Exercise:
Skip the pictures and repeat each line of the data exactly.

Available data:
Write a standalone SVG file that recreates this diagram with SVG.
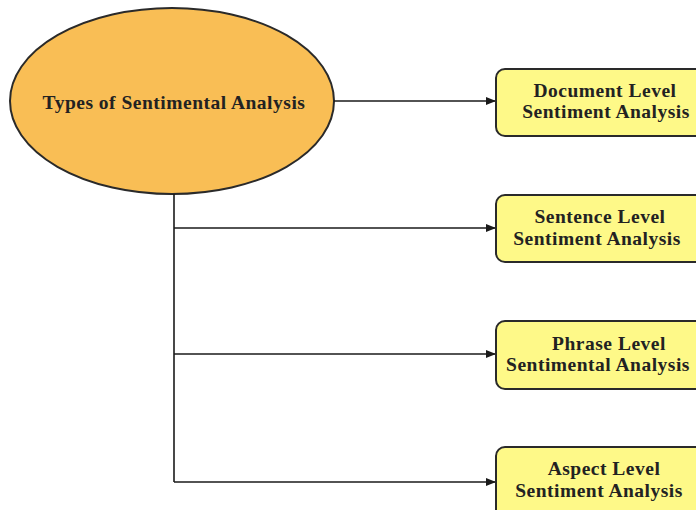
<svg xmlns="http://www.w3.org/2000/svg" width="696" height="510" viewBox="0 0 696 510">
<defs>
<marker id="ah" markerWidth="10" markerHeight="8" refX="9" refY="4" orient="auto" markerUnits="userSpaceOnUse">
<path d="M0,0 L10,4 L0,8 Z" fill="#1a1a1a"/>
</marker>
<style>
.t{font-family:"Liberation Serif","Times New Roman",serif;font-weight:bold;font-size:19.5px;letter-spacing:0.5px;fill:#222;text-anchor:middle}
.box{fill:#FEF988;stroke:#2a2a2a;stroke-width:2}
.ln{fill:none;stroke:#1a1a1a;stroke-width:1.6}
</style>
</defs>
<rect width="696" height="510" fill="#fff"/>
<g id="root">
<ellipse cx="172" cy="101" rx="162" ry="93" fill="#F9BE55" stroke="#2a2a2a" stroke-width="2"/>
<text class="t" x="174" y="109">Types of Sentimental Analysis</text>
</g>
<g id="connectors">
<path class="ln" d="M334,101 H495" marker-end="url(#ah)"/>
<path class="ln" d="M174,194 V482"/>
<path class="ln" d="M174,228 H495" marker-end="url(#ah)"/>
<path class="ln" d="M174,354 H495" marker-end="url(#ah)"/>
<path class="ln" d="M174,482 H495" marker-end="url(#ah)"/>
</g>
<g id="doc">
<rect class="box" x="496" y="69" width="230" height="67" rx="9"/>
<text class="t" x="605" y="97">Document Level</text>
<text class="t" x="606" y="118">Sentiment Analysis</text>
</g>
<g id="sentence">
<rect class="box" x="496" y="195" width="230" height="67" rx="9"/>
<text class="t" x="600" y="223">Sentence Level</text>
<text class="t" x="597" y="245">Sentiment Analysis</text>
</g>
<g id="phrase">
<rect class="box" x="496" y="321" width="230" height="68" rx="9"/>
<text class="t" x="609" y="350">Phrase Level</text>
<text class="t" x="598" y="371">Sentimental Analysis</text>
</g>
<g id="aspect">
<rect class="box" x="496" y="447" width="230" height="75" rx="9"/>
<text class="t" x="604" y="475">Aspect Level</text>
<text class="t" x="599" y="497">Sentiment Analysis</text>
</g>
</svg>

Task response:
Write a standalone SVG file that recreates this diagram with SVG.
<svg xmlns="http://www.w3.org/2000/svg" width="696" height="510" viewBox="0 0 696 510">
<defs>
<marker id="ah" markerWidth="10" markerHeight="8" refX="9" refY="4" orient="auto" markerUnits="userSpaceOnUse">
<path d="M0,0 L10,4 L0,8 Z" fill="#1a1a1a"/>
</marker>
<style>
.t{font-family:"Liberation Serif","Times New Roman",serif;font-weight:bold;font-size:19.5px;letter-spacing:0.5px;fill:#222;text-anchor:middle}
.box{fill:#FEF988;stroke:#2a2a2a;stroke-width:2}
.ln{fill:none;stroke:#1a1a1a;stroke-width:1.6}
</style>
</defs>
<rect width="696" height="510" fill="#fff"/>
<g id="root">
<ellipse cx="172" cy="101" rx="162" ry="93" fill="#F9BE55" stroke="#2a2a2a" stroke-width="2"/>
<text class="t" x="174" y="109">Types of Sentimental Analysis</text>
</g>
<g id="connectors">
<path class="ln" d="M334,101 H495" marker-end="url(#ah)"/>
<path class="ln" d="M174,194 V482"/>
<path class="ln" d="M174,228 H495" marker-end="url(#ah)"/>
<path class="ln" d="M174,354 H495" marker-end="url(#ah)"/>
<path class="ln" d="M174,482 H495" marker-end="url(#ah)"/>
</g>
<g id="doc">
<rect class="box" x="496" y="69" width="230" height="67" rx="9"/>
<text class="t" x="605" y="97">Document Level</text>
<text class="t" x="606" y="118">Sentiment Analysis</text>
</g>
<g id="sentence">
<rect class="box" x="496" y="195" width="230" height="67" rx="9"/>
<text class="t" x="600" y="223">Sentence Level</text>
<text class="t" x="597" y="245">Sentiment Analysis</text>
</g>
<g id="phrase">
<rect class="box" x="496" y="321" width="230" height="68" rx="9"/>
<text class="t" x="609" y="350">Phrase Level</text>
<text class="t" x="598" y="371">Sentimental Analysis</text>
</g>
<g id="aspect">
<rect class="box" x="496" y="447" width="230" height="75" rx="9"/>
<text class="t" x="604" y="475">Aspect Level</text>
<text class="t" x="599" y="497">Sentiment Analysis</text>
</g>
</svg>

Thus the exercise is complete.